Quid de l’ordre mondial islamiste ?
L’islamisme répond à une vision du monde totalitaire fondée sur le suprémacisme religieux et de tendance ethnocidaire, autrement dit à l’éradication des valeurs occidentales des Lumières. Par nature, la géopolitique est perpétuellement forgée par une multitude de vents idéologiques contraires. La réélection de Donald Trump imposant à l’Europe une autre vision-du-monde idéologique, notamment en ce qui concerne son indépendance militaire, la guerre en Ukraine dont l’issue se joue entre Washington et Moscou, tout cela a-t-il un impact sur les ambitions d’une mondialisation islamiste ? Dans tous les cas de figure, l’éventualité d’un conflit généralisé n’est plus du domaine du fantasme. La vraie question est avant tout de savoir quelle serait la place de l’islamisme dans un tel conflit. Pour autant, le cœur même de l’islamisme reste Téhéran. En finir avec les mollahs, et ce serait un coup terrible, voire insurmontable, porté contre les islamistes.
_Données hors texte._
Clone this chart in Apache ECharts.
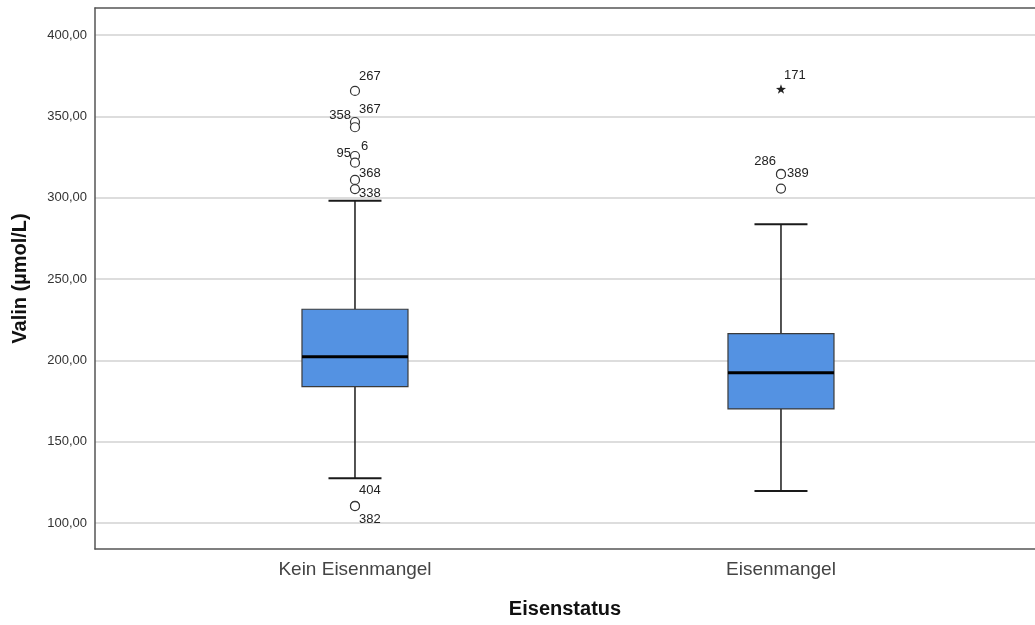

La question est de savoir si Washington est vraiment disposé à en finir avec le régime des mollahs ? Beaucoup d’Iraniens ont encore en mémoire le lâchage du Shah d’Iran par son plus fidèle allié, les États-Unis, avec cette loi géopolitique fondamentale : les États n’ont pas d’amis, pas d’ennemis, seulement des intérêts à défendre.
C’est ce qu’on appelle jouer avec le feu.